1970年前後に温泉街など大規模な観光スポットを中心に全国で作られるようになり、団体旅行(バスツアー)全盛の1970年代後半から1980年代頃に最盛期を迎えました。主なターゲット層は旅行に来た男性客でしたが、1970年代後半以降になると、男性客だけでなく女性客も視野に入れ、東宝などの映像・舞台美術業者の制作によるアミューズメント型の展示を行う施設なども多く見られるようになりました。

しかし、団体旅行の減少や「クリーン」な社会へとなっていくにつれて、秘宝館は減少の一途をたどるようになります。現在では「秘宝館」の名を持つところは熱海秘宝館のみとなってしまいました(ちなみに私は熱海秘宝館には行ったことがあります)。

この本では2009年当時まで存在していた秘宝館の取材や、失われてしまった秘宝館のグラビア、そして全国の「性地」に関するアレコレを余すとこなく紹介しています。「秘宝館=エッチなところ」とは思わず、意外と奥深い世界を覗き見てみてはいかがでしょうか。

上級編:学術的に「珍スポット」を考察してみる

著者
妙木 忍
出版日
2014-03-21

上でも秘宝館について簡単に紹介しましたが、これを「身体の観光化」という視点から成立過程と消費されてきた実態を考察している一冊です。

模造身体を見せるという点でいうと、江戸時代の生人形や、明治時代後半から昭和40年代前半頃まで、約70年にわたって日本各地で催されていた衛生思想啓蒙のための展覧会が挙げられます。この時代は伝染病に始まり性病などといった重大な病が世界を襲っていました。それゆえ、患者の治療だけでなく、まだ病気に罹っていない健康な人びとを守る予防衛生もまた重要であり、その一環として衛生思想を啓蒙するための催しとして「衛生博覧会」が行われていました。
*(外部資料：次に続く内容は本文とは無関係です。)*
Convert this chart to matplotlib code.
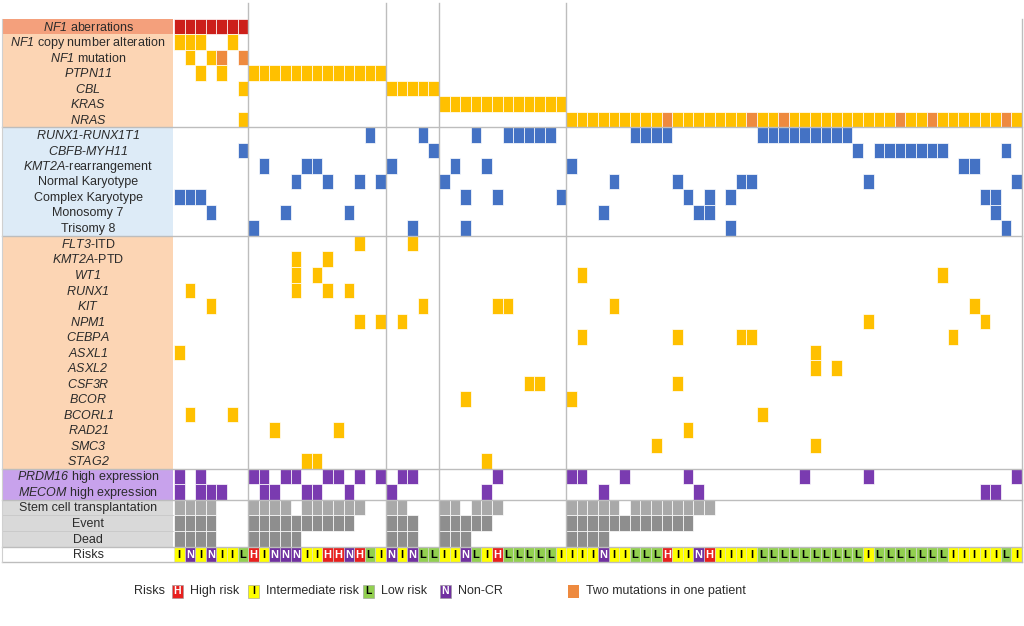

この名残が、秘宝館文化発祥の地である「元祖国際秘宝館」内にあった「いのち誕生」の展示に見受けられます。

このように、身体への眼差しが医学から娯楽へ接続していった歴史と、珍スポットの誕生を照らし合わせていくと、意外な事実や知らなかった世界が浮き彫りになること間違いなしです。性を真面目に学問したいという方におすすめです。

いかがでしたか? これらの本を読んでいくと、意外にも私たちが住んでいる近くにも珍スポットがあることに驚かされます。今年の夏休みはそんな珍スポットめぐりをして、作られた当時の人々の気持ちに思いを馳せてみても面白いかもしれません。みなさん、書を持ち旅に出ましょう!